Global modelling of glaciers and their impact on downstream water availability
Studies of the global glacier contribution to sea-level rise assume that glacier melt water directly ends up in the world’s oceans. They do not account for any delay in the transfer of melt water from the glaciated mountains to the ocean. Global hydrological models consider terrestrial freshwater in detail to assess water availability but generally simulate glacier processes in a simple way. The aim of this project is to improve the representation of glaciers in the global hydrological model PCR-GLOBWB. This will be done by implementing less simplified expressions for the processes determining the energy and mass exchange between the atmosphere and the glacier surface in PCR-GLOBWB. In addition, the dynamic response of glaciers to climatic changes will be included, which is not yet common practice in global glacier studies. Once built into PCR-GLOBWB and validated against globally observed mass balances and velocities, the combined model will be used to simulate changes in glacier volume over the period 1850-2100 and to analyse the consequences for downstream water availability. Other subprojects will also provide additional functionalities to PCR-GLOBWB (e.g. human impacts on the water system, biogeochemical cycles). The effects of these processes on the hydrological cycle will first be assessed individually, after which feedbacks in the system will be studied with a fully integrated version of PCR-GLOBWB.

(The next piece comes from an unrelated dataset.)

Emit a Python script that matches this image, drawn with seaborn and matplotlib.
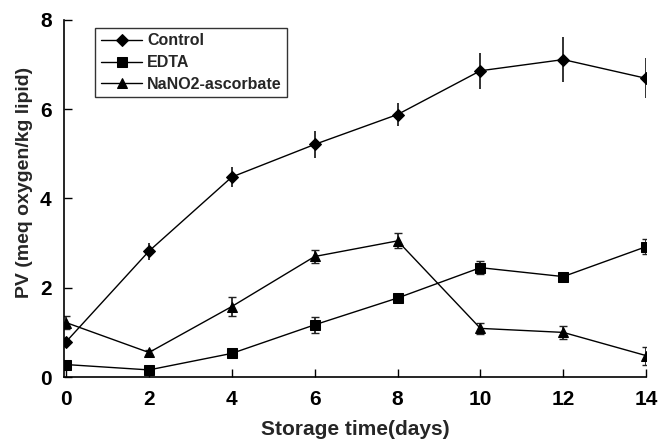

I have always been interested in nature, especially in the natural forces that move the solid earth, water and air. I therefore chose to study Meteorology and Physical Oceanography at Utrecht University. During my studies, I developed a particular interest in glaciers and their interaction with the atmosphere. Both my MSc thesis project and my PhD project at Utrecht University focussed on the response of the ice cap Hardangerjøkulen in southern Norway to climatic changes. I did fieldwork on this ice cap several times in winter and summer to collect data for the model calibration, which was a great experience. I obtained my PhD degree in 2009, after which I started as a postdoc in the EU-funded ice2sea project. In this project, researchers at many European institutes worked together to obtain a new estimate for the future contribution of continental ice to sea-level rise. Within ice2sea, I was involved in determining the future global volume change of glaciers (as opposed to the ice sheets). Several aspects of this global approach remain to be refined, which will be my focus in the coming years. When I am not working, I enjoy outdoor activities like cycling and gardening and indoor activities such as baking and handcrafting.